ARTHUR WILLIAM BOWLES was serving as a Private in the 9th (Service) Battalion, The Devonshire Regiment when he was killed in action on the first day of the Battle of the Somme, on 1st July 1916. He was aged 23 and is buried in the Devonshire Cemetery, Mametz on the Somme.
He was born to parents Albert and Elizabeth Bowles of Cornwell, having been born in Fairford. In 1911 he was living in Bratton Clovelly, Devon where he worked as a gamekeeper, and enlisted into the Devonshires in Okehampton.

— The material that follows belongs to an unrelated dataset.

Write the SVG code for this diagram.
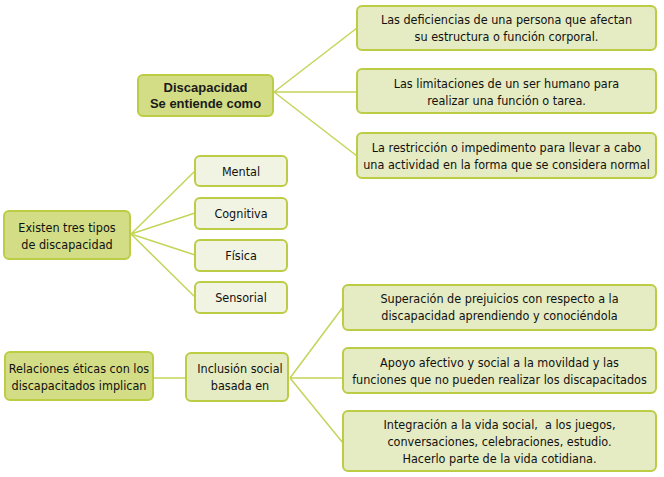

The 9th Battalion, the Devonshire Regiment was one of Kitchener's New Armies, formed in August 1914 in Exeter. It landed at Le Havre on 28th July 1915 and was pitched, almost immediately on 25th September, into the Battle of Loos, taking 476 casualties. After a spell near Givenchy both Battalions moved to the Somme area. The Somme remained a relatively quiet sector until the offensive began on 1st July 1916. On that morning the 9th led the attack towards Mansel Copse, where well-placed machine guns, whose crews had survived the preliminary bombardment, cut down hundreds of advancing men.
Arthur Bowles, along with 160 officers and men from the 8th and 9th Devonshires were buried on 4th July in the trench from which they had launched the attack. Their units were among the few that achieved their objectives on that fateful day.